METHOD #1 - Hard-pan one channel all the way left. On the other channel, you want to invert the right signal and then add on an MSED set to encode.If for some reason this doesn’t leave you with just a right signal, you will want to hard-pan right after MSED (which happens in you don’t start with a balanced mono).
on the bus, drop another MSED on and set it to decode. Basically you are encoding the parity signal into the wave file so the DAC doesn’t combine the signals and cancel out all your sound.

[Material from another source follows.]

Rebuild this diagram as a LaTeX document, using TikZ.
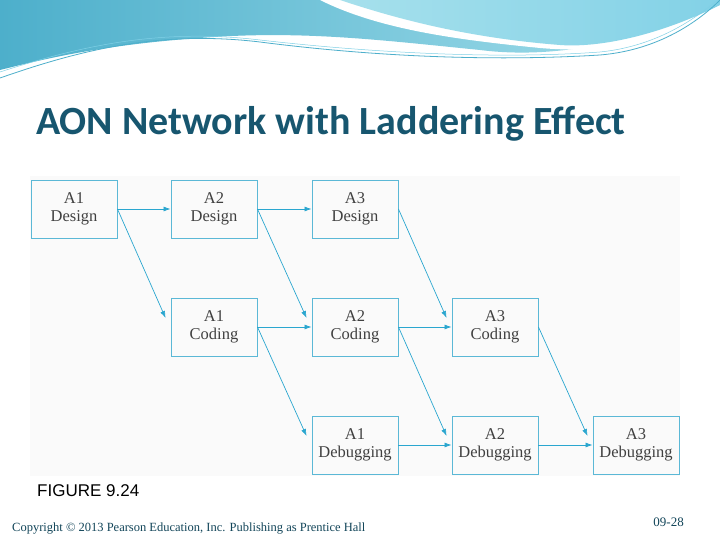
\documentclass[tikz,border=0pt]{standalone}
\usepackage{fontspec}
\setmainfont{Liberation Serif}
\newfontfamily\titlefont{Carlito}
\newfontfamily\figfont{Liberation Sans}
\usetikzlibrary{arrows.meta}
\definecolor{boxc}{HTML}{5BB8D6}
\definecolor{arrc}{HTML}{2AA6CF}
\definecolor{titlec}{HTML}{17566F}
\definecolor{wavea}{HTML}{4DAFCB}
\definecolor{waveb}{HTML}{A6E0EC}
\definecolor{wavec}{HTML}{7FD0E6}
\begin{document}
\begin{tikzpicture}[x=1pt,y=-1pt,
  box/.style={draw=boxc,line width=0.9pt,minimum width=86pt,minimum height=58pt,inner sep=0pt,align=center,font=\fontsize{16.5}{18}\selectfont,text=black!75},
  arr/.style={draw=arrc,line width=0.7pt,-{Latex[length=7pt,width=5pt]}}]
\useasboundingbox (0,0) rectangle (720,540);
\fill[white] (0,0) rectangle (720,540);
% header waves
\shade[left color=wavea, right color=waveb] (0,0) -- (720,0) -- (720,5) .. controls (640,40) and (560,60) .. (480,50) .. controls (380,40) and (300,30) .. (200,38) .. controls (100,45) and (40,60) .. (0,70) -- cycle;
\fill[white] (700,0) .. controls (760,40) and (620,55) .. (540,48) .. controls (460,40) and (380,30) .. (320,0) -- cycle;
\shade[left color=waveb, right color=wavec] (760,0) -- (720,0) -- (720,5) .. controls (660,35) and (600,48) .. (560,45) .. controls (470,38) and (400,20) .. (340,0) -- cycle;
\draw[wavea,line width=0.8pt] (0,78) .. controls (80,50) and (160,30) .. (260,42) .. controls (400,60) and (520,60) .. (600,55) .. controls (660,50) and (700,20) .. (720,0);
\draw[wavec,line width=0.5pt] (0,72) .. controls (80,46) and (160,28) .. (260,40) .. controls (400,56) and (520,58) .. (600,52) .. controls (660,46) and (700,15) .. (720,-2);
% title
\node[anchor=base west,inner sep=0pt,text=titlec,font=\titlefont\bfseries\fontsize{40}{44}\selectfont] (title) at (36,135) {AON Network with Laddering Effect};
\fill[gray!4] (30,176) rectangle (680,476);
% boxes
\node[box] (d1) at (74,209) {A1\\Design};
\node[box] (d2) at (214,209) {A2\\Design};
\node[box] (d3) at (355,209) {A3\\Design};
\node[box] (c1) at (214,327) {A1\\Coding};
\node[box] (c2) at (355,327) {A2\\Coding};
\node[box] (c3) at (495,327) {A3\\Coding};
\node[box] (b1) at (355,445) {A1\\Debugging};
\node[box] (b2) at (495,445) {A2\\Debugging};
\node[box] (b3) at (636,445) {A3\\Debugging};
% arrows
\foreach \a/\b in {d1/d2,d2/d3,c1/c2,c2/c3,b1/b2,b2/b3} \draw[arr] (\a.east) -- (\b.west);
\foreach \a/\b in {d1/c1,d2/c2,d3/c3,c1/b1,c2/b2,c3/b3} \draw[arr] (\a.east) -- ([xshift=-5pt,yshift=9pt]\b.west);
% captions
\node[anchor=base west,inner sep=0pt,font=\figfont\fontsize{17}{19}\selectfont] (fig) at (37,496) {FIGURE 9.24};
\node[anchor=base west,inner sep=0pt,text=titlec!80!black,font=\fontsize{12.5}{14}\selectfont] (copy) at (12,531) {Copyright © 2013 Pearson Education, Inc. Publishing as Prentice Hall};
\node[anchor=base east,inner sep=0pt,text=titlec!80!black,font=\fontsize{13}{14}\selectfont] (pg) at (684,526) {09-28};
\end{tikzpicture}
\end{document}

METHOD #2 - Render or bounce the LR channels into separate files, drop those file onto separate channels, and again, send the output to the same bus. On the Left channel, just drop an MSED set to encode. On the Right, invert the right channel, and drop on an MSED set to encode. This should make it so the channels appear hard-panned, and then on the bus, you want to drop on an MSED set to decode. As a side note, you can add a stereo delay (haas effect) to your side mix before it is decoded back to LR to increase the width without destroying mono compatibility.

So now that channel is now longer having issue, and your Drum Buss Correlmeter is mostly even at 1, you move one, you probably had to do the same thing to your FX bus… But now you are having problems on your pre-master Bus in the low frequencies. This is probably do to line noise in one of the recording. This is why you want to adhere to the Rule of 300, which states, if it is not a Kick, a Snare, or a Bass, then you want to highpass the channel at 300 hrtz. I make Bass music, and I am part of a fairly large community of electronic music producers, and i have attempted to share the rule of 300, which is a term coined by Nyquist I believe, and every time I am told that that would destroy my mix, by people that are 100% “experts” on the subject. I personally will use the rule of 300 every time, and mixes are always perfect… even when my mixes are crap.

Anyway, I had to change the way I understood what Stereo was, which is to say stereo is 4 channels, pseudo stereo is 2 channels.